実施上のポイントとファシリテーションのヒント
- ポジティブな雰囲気作り: ファシリテーターは常に前向きな姿勢を保ち、参加者が安心して意見を出しやすい雰囲気を作ることが重要です。
- 具体性の促進: 「頑張っている」といった抽象的な表現ではなく、「〇〇のタスクで××という行動をしてくれて助かった」のように、具体的な貢献内容を書き出すように促します。これはフィードバックの質を高め、受け取る側の納得感を深めます。
- 全員参加の促進: リモート環境では発言しにくいメンバーもいるため、ファシリテーターが意識的に声をかけ、全員が発言する機会を設けるようにします。
- 時間の厳守: 各ステップの時間を明確に伝え、タイマーを使用するなどして時間管理を徹底します。特に書き出しや共有の時間が長くなりすぎないよう注意します。

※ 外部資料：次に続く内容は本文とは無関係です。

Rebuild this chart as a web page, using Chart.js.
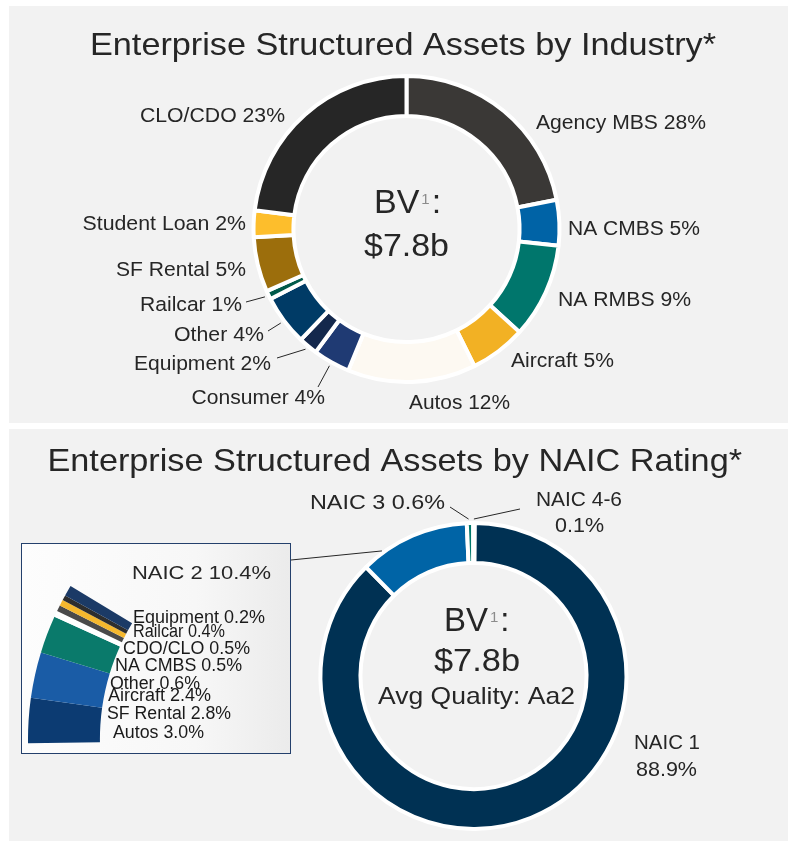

- アウトプットの活用: 完成した「貢献のタペストリー」は、スクリーンショットを撮ってチームの共有スペース(SlackチャンネルやConfluenceなど)に共有すると良いでしょう。定期的に見返すことで、チームのポジティブな側面を常に意識できます。
リモートワーク/オンライン環境での実施方法
オンラインホワイトボードツールは、リモートワークにおけるこのワークの実施に不可欠です。
- Miro / Mural / FigJamなどの活用: これらのツールは、共同編集可能なキャンバス上で付箋を自由に配置できるため、まさに「貢献のタペストリー」を視覚的に作り上げるのに最適です。テンプレート機能を利用すると、準備時間をさらに短縮できます。
- 非同期での実施: 全員でリアルタイムに集まるのが難しい場合、一定期間(例:1週間)を設け、各自が都合の良い時間にオンラインホワイトボードに投稿していく非同期形式も有効です。最後にオンラインミーティングで読み上げ、共有する時間を設けることで、リアルタイムの交流も確保できます。
- Slackなどのチャットツールとの連携: ワークの結果をチャットツールで共有したり、非同期で感謝のメッセージを送り合うチャンネルを設けることで、継続的な相互承認の文化を醸成できます。
このアクティビティが適しているチームの状態や状況
- 新しいプロジェクトやチームが発足した際のアイスブレイクとして。
- チームの士気が停滞していると感じる時、活性化を促したい時。
- 定期的なチームビルディングの一環として。
- メンバー間のコミュニケーション不足を感じ、相互理解を深めたい時。
- 心理的安全性が低いと感じられ、率直な意見交換が少ないチーム。
まとめ
「貢献のタペストリー」ワークは、リモートワークの課題に対し、手軽に楽しく実践できる強力なツールです。このワークを通じて、チームメンバーがお互いの存在をより深く認識し、感謝と承認の文化を育むことで、結果としてチーム全体の協調性とパフォーマンス向上に繋がるでしょう。
日々の業務の中に、このようなポジティブな相互作用を生み出す機会を意図的に設けることが、持続可能な強いチームを築くための鍵となります。ぜひ、この「貢献のタペストリー」ワークを皆様のチームに導入し、その効果を実感してください。